■ SET PROBLEM
Copy out the material below in full, but not its images.

BEGIN SUPPLIED DATA

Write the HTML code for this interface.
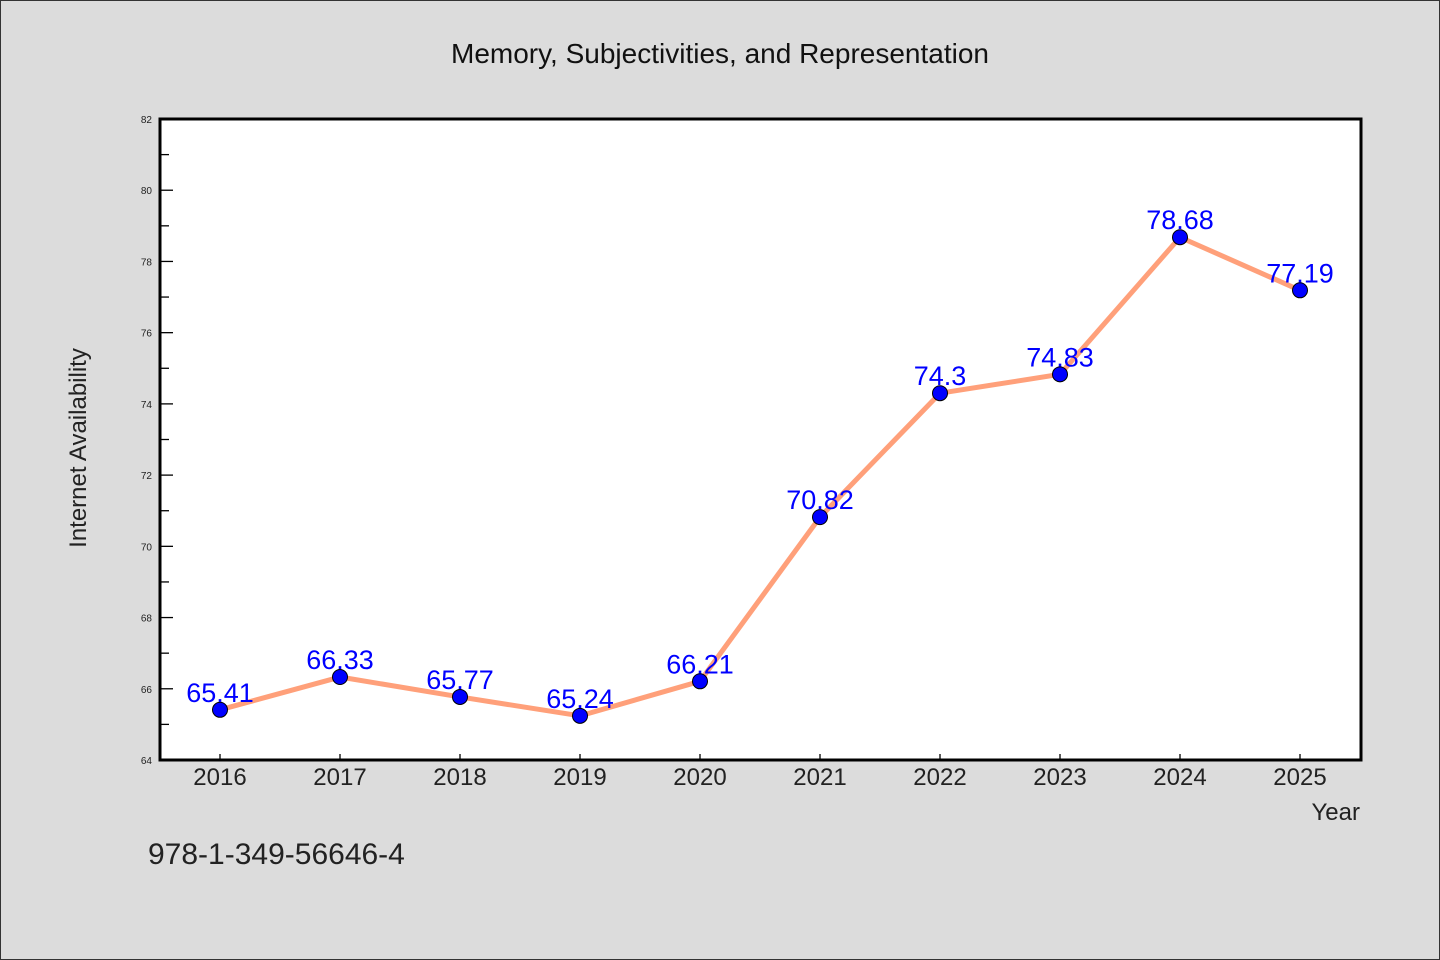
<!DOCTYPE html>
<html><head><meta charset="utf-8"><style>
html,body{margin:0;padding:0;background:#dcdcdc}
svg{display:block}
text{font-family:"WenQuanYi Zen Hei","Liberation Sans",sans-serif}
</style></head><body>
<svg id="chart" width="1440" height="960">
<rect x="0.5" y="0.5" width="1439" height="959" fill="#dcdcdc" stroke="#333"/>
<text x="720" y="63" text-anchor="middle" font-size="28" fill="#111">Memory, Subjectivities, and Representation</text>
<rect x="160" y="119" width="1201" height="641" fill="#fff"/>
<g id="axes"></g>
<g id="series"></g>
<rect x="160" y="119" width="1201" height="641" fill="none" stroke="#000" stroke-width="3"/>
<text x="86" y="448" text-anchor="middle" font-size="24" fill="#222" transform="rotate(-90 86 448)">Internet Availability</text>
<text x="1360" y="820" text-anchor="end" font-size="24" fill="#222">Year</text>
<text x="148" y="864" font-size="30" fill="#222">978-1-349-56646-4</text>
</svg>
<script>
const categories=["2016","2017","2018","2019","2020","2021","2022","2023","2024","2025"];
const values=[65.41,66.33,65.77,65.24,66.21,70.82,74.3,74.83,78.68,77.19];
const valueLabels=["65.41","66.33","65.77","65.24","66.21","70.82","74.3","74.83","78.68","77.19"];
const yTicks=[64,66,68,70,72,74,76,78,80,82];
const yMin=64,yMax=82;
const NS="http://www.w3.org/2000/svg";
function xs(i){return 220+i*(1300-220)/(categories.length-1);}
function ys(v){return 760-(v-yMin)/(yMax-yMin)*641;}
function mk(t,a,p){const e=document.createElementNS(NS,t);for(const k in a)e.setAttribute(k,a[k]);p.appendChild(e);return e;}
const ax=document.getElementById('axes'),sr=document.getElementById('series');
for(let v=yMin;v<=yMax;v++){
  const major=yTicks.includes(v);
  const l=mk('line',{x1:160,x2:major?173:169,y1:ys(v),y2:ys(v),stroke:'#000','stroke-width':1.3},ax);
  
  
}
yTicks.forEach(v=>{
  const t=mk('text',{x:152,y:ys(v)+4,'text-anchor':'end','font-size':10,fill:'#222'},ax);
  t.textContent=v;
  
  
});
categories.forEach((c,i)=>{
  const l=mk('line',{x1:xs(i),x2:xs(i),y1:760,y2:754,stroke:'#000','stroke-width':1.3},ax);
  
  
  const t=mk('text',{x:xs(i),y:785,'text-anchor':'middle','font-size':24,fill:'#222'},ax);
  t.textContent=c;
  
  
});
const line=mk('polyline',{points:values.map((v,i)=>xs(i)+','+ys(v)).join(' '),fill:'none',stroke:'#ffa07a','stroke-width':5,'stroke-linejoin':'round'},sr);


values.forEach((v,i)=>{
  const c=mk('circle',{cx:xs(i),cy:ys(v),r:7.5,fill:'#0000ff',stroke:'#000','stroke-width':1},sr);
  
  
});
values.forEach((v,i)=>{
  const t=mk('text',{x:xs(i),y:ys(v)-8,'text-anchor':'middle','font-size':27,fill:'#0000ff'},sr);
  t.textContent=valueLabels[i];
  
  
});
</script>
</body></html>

END SUPPLIED DATA

■ THE RESULT
Write the HTML code for this interface.
<!DOCTYPE html>
<html><head><meta charset="utf-8"><style>
html,body{margin:0;padding:0;background:#dcdcdc}
svg{display:block}
text{font-family:"WenQuanYi Zen Hei","Liberation Sans",sans-serif}
</style></head><body>
<svg id="chart" width="1440" height="960">
<rect x="0.5" y="0.5" width="1439" height="959" fill="#dcdcdc" stroke="#333"/>
<text x="720" y="63" text-anchor="middle" font-size="28" fill="#111">Memory, Subjectivities, and Representation</text>
<rect x="160" y="119" width="1201" height="641" fill="#fff"/>
<g id="axes"></g>
<g id="series"></g>
<rect x="160" y="119" width="1201" height="641" fill="none" stroke="#000" stroke-width="3"/>
<text x="86" y="448" text-anchor="middle" font-size="24" fill="#222" transform="rotate(-90 86 448)">Internet Availability</text>
<text x="1360" y="820" text-anchor="end" font-size="24" fill="#222">Year</text>
<text x="148" y="864" font-size="30" fill="#222">978-1-349-56646-4</text>
</svg>
<script>
const categories=["2016","2017","2018","2019","2020","2021","2022","2023","2024","2025"];
const values=[65.41,66.33,65.77,65.24,66.21,70.82,74.3,74.83,78.68,77.19];
const valueLabels=["65.41","66.33","65.77","65.24","66.21","70.82","74.3","74.83","78.68","77.19"];
const yTicks=[64,66,68,70,72,74,76,78,80,82];
const yMin=64,yMax=82;
const NS="http://www.w3.org/2000/svg";
function xs(i){return 220+i*(1300-220)/(categories.length-1);}
function ys(v){return 760-(v-yMin)/(yMax-yMin)*641;}
function mk(t,a,p){const e=document.createElementNS(NS,t);for(const k in a)e.setAttribute(k,a[k]);p.appendChild(e);return e;}
const ax=document.getElementById('axes'),sr=document.getElementById('series');
for(let v=yMin;v<=yMax;v++){
  const major=yTicks.includes(v);
  const l=mk('line',{x1:160,x2:major?173:169,y1:ys(v),y2:ys(v),stroke:'#000','stroke-width':1.3},ax);
  
  
}
yTicks.forEach(v=>{
  const t=mk('text',{x:152,y:ys(v)+4,'text-anchor':'end','font-size':10,fill:'#222'},ax);
  t.textContent=v;
  
  
});
categories.forEach((c,i)=>{
  const l=mk('line',{x1:xs(i),x2:xs(i),y1:760,y2:754,stroke:'#000','stroke-width':1.3},ax);
  
  
  const t=mk('text',{x:xs(i),y:785,'text-anchor':'middle','font-size':24,fill:'#222'},ax);
  t.textContent=c;
  
  
});
const line=mk('polyline',{points:values.map((v,i)=>xs(i)+','+ys(v)).join(' '),fill:'none',stroke:'#ffa07a','stroke-width':5,'stroke-linejoin':'round'},sr);


values.forEach((v,i)=>{
  const c=mk('circle',{cx:xs(i),cy:ys(v),r:7.5,fill:'#0000ff',stroke:'#000','stroke-width':1},sr);
  
  
});
values.forEach((v,i)=>{
  const t=mk('text',{x:xs(i),y:ys(v)-8,'text-anchor':'middle','font-size':27,fill:'#0000ff'},sr);
  t.textContent=valueLabels[i];
  
  
});
</script>
</body></html>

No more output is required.